The governor, heading into her first legislative session as the state’s executive, offered her plans to alter New York’s process in granting clemency to individuals.
The counsel to the governor is to now select an advisory panel to assist on clemency applications. The panel will include people from a variety of backgrounds, including members of law enforcement, the judiciary, clergy and formerly incarcerated people.
“Instead of talking about what she will do, we call on her to take real action now and moving forward by granting far more clemencies to incarcerated New Yorkers frequently, inclusively and transparently,” Saldana said.
With additional resources, the governor’s office expects the decision to grant clemency happening throughout the year and can “occur in a meaningful way, and that every application can receive the thorough and timely attention it deserves.”
The state plans to release data on number of clemency applications delivered within the year and how many had been granted or denied, following each time Hochul grants clemency. People with open clemency cases are to be notified twice a year that their application remains open.

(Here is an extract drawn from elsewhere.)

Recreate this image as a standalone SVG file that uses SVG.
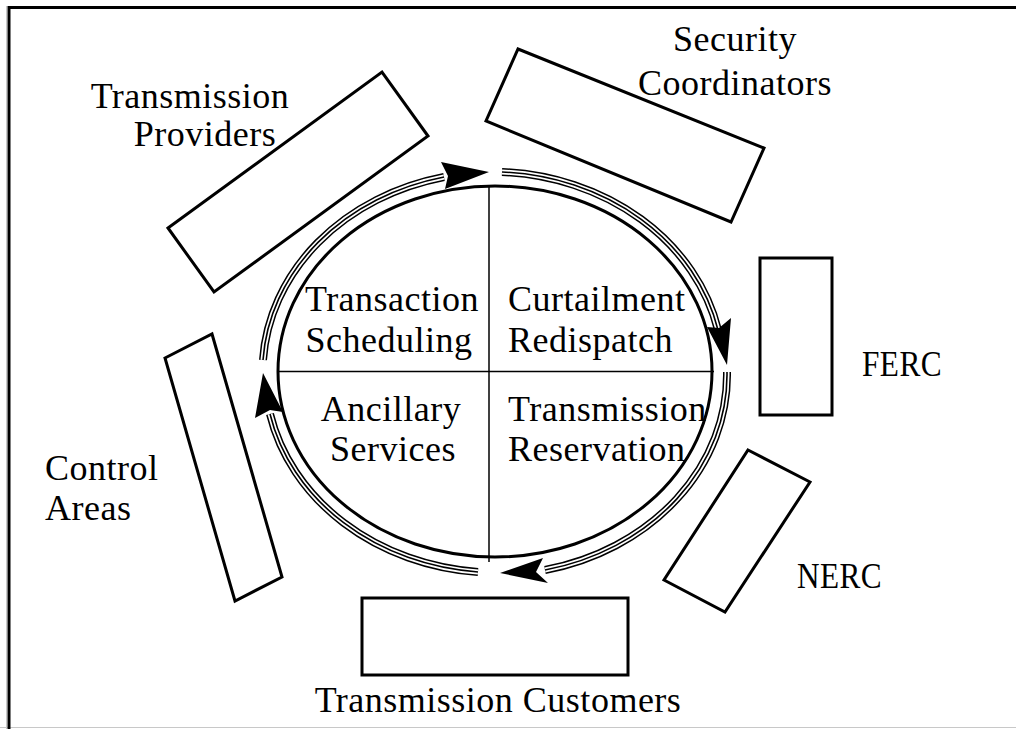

Hochul also expects to work with the Department of Corrections and Community Supervision’s clemency bureau to help the agency know what the governor’s office is looking for in applications.
“I am committed to increased transparency and accountability in this process going forward,” Hochul said in a statement. “No one should be defined by their worst mistake, and these individuals have worked tirelessly to atone for theirs.”
Roger Cole, 55, had his sentence of 125-years-to-life in prison commuted by Hochul. He was sentenced during what the governor’s office described as the “Rockefeller Drug Law era” at which point “extremely lengthy prisons were handed down for drug-related convictions.”
“If he were sentenced today, he likely would not have faced such a lengthy sentence,” the governor’s office said about Cole in a statement.
The nine people who were granted pardons: Ana Sanchez Ventura, 64; Juan Vinas, 56; Faustino Reyes, 60; Sandra Williams, 65; Francisco Vargas, 53; Orlando Fernandez Taveras, 46; Hanley Gomez, 41; Juan Suazo, 54; and Edilberta Reyes Canales, 56.
They have been crime free, according to the governor’s office, for at least seven years and up to 35 years. Several had been convicted for drug-related charges.